Term-on-term differences in the prompts
Summer 2024, fall 2024: the two prompts in red were deleted at some point Two prompts that had been included in prior runs of the student evaluation instrument were not included in this run of the student evaluation:
- Evaluate the course [Overall, this course was a valuable learning experience]
- Evaluate the course [The student learning outcomes were clear.]
The student evaluation form has a number of editors and Google Forms does not natively provide a version history. While the reason for the deletion is not known, the first deleted prompt did not provide actionable information on how to potentially improve the course. The second deleted prompt asks a question might be construed as being somewhat redundant to the next prompt and which might be better answered by faculty who know what makes a good student learning outcome.
Comment summaries
To anonymize the student comments to permit sharing, I chose to let Google Gemini summarize the comments. There were four prompts at the end of the survey that sought open answer comments. The first three were in a section titled "Changes Needed."
- Please write down specific suggestions you would like to make for this instructor.
- Please write down specific suggestions you would like to make for this course.
- Please write down specific suggestions you would like to make for the course materials.
The fourth open answer prompt was, "Other Comments: If you have any other comments you would like to share about your course, distance learning, your instructors, or your experiences at [the college], please write freely here."
Gemini summary of instructional comments
The feedback is overwhelmingly positive, with many students indicating that no changes are needed for the instructor. Common themes in the positive feedback include the instructor being helpful, kind, clear, and well-prepared. Some students want more activities or examples, and some want assignments to be more flexible or open earlier. A few students also mention wanting more interaction and communication with the instructor.
Gemini summary of course comments
The feedback shows that most students are satisfied with the course. The most common feedback is that the course is "good" "all good" or that there are "no changes needed." Some specific positive feedback mentions that the course was clear, well-taught, and helpful in learning the subject matter.
While most of the feedback is positive, some students offer suggestions. These include incorporating more hands-on activities, providing more real-life examples and images, offering the class face-to-face only, having more in-class time, assigning less work, explaining content more clearly, and giving a second attempt for quizzes.
Gemini summary of course materials comments
The feedback shows that most students are satisfied with the course materials. Many students indicated that the materials were "all good," "good," or that there were "no changes needed."

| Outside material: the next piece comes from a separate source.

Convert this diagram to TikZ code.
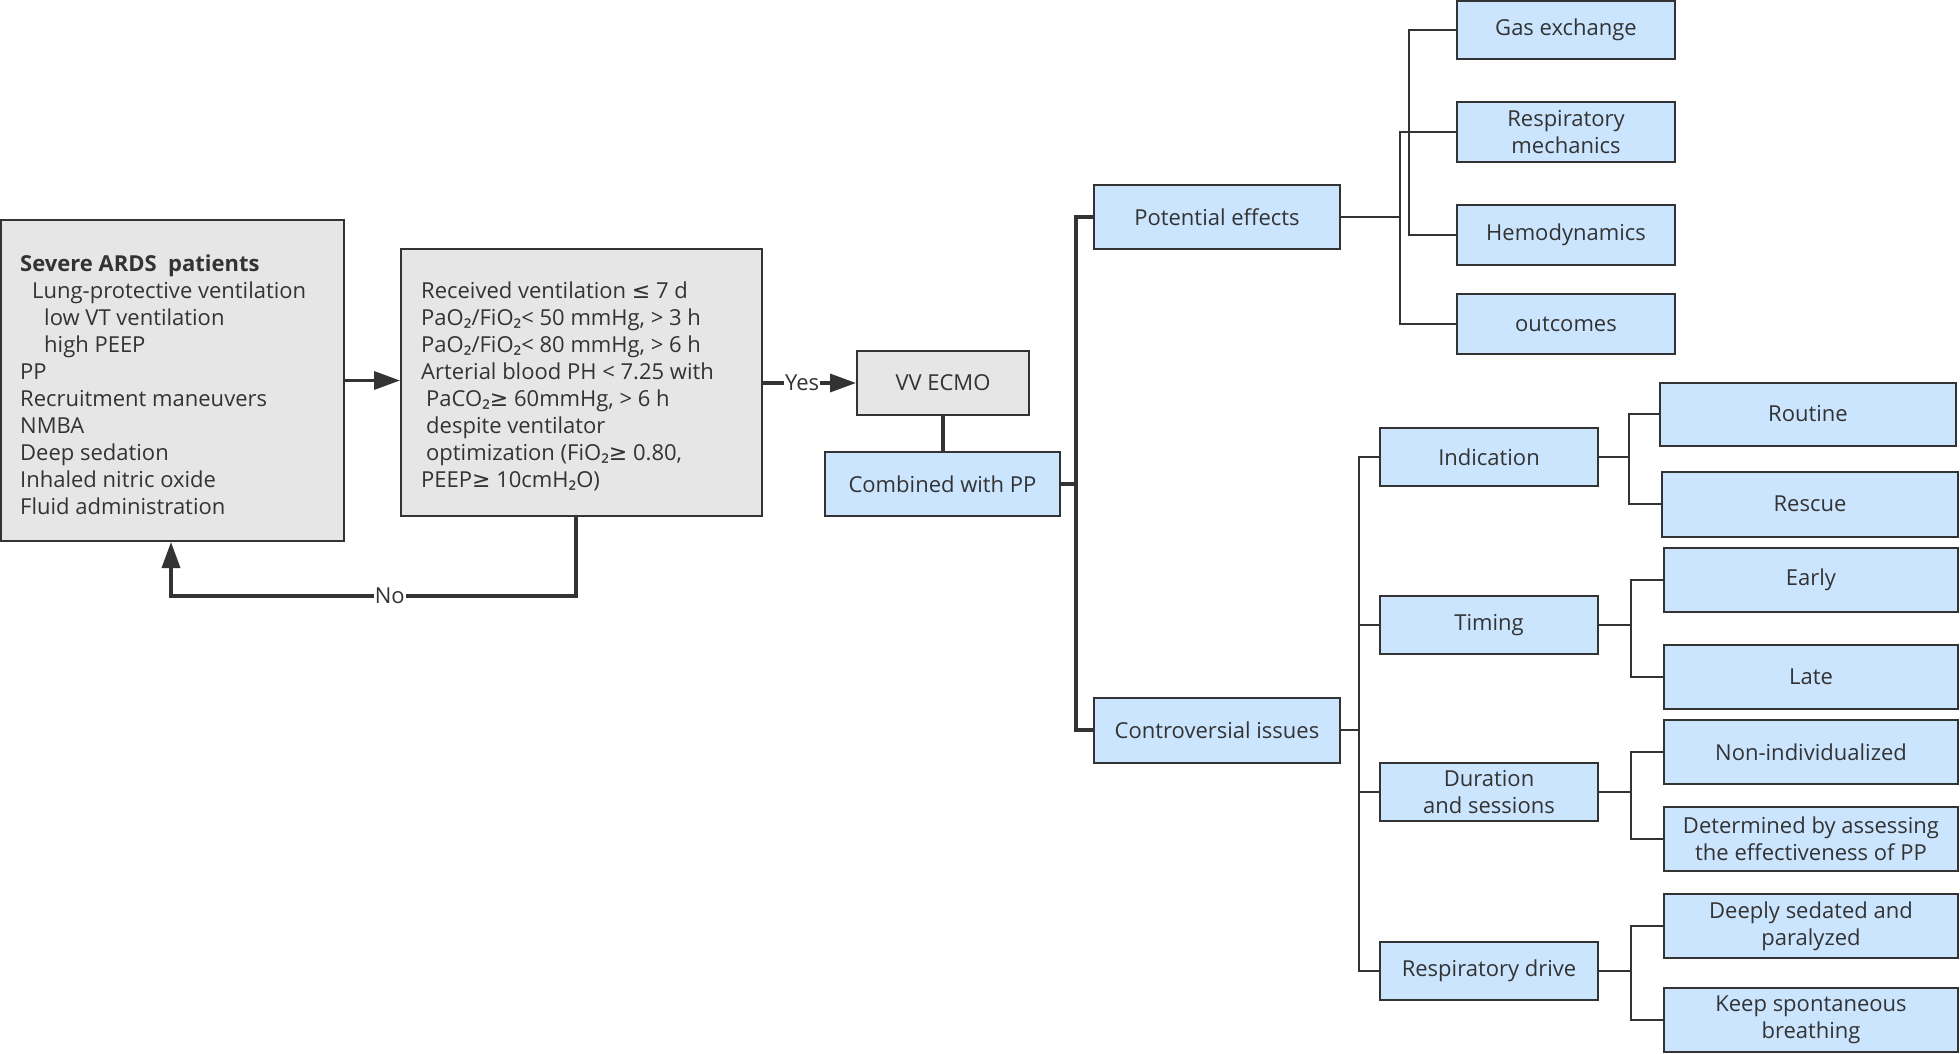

- Some specific suggestions were given, including:
- Providing a less expensive textbook
- Updating course materials
- Including more video explanations and visual aids
- Offering textbooks instead of online materials
- Making materials easier to get
- Not locking online assignments
Gemini summary of other comments
The comments express a range of student experiences and opinions. Many students express gratitude for their instructors and the knowledge they gained. Some students encountered challenges with distance learning, such as using Canvas or submitting assignments online. Specific instructors were mentioned, with some receiving praise for their teaching and organization, while others were criticized for lack of clarity or support. Some students offered suggestions for improvement, including more hands-on activities for Micronesian History classes and additional support for completing FAFSA forms online. Overall, the feedback highlights both positive and negative aspects of the students' learning experiences.
Tools
The data analysis and charts for this report were produced using
Google Sheets and
Statisty. Comment summaries used Google Gemini.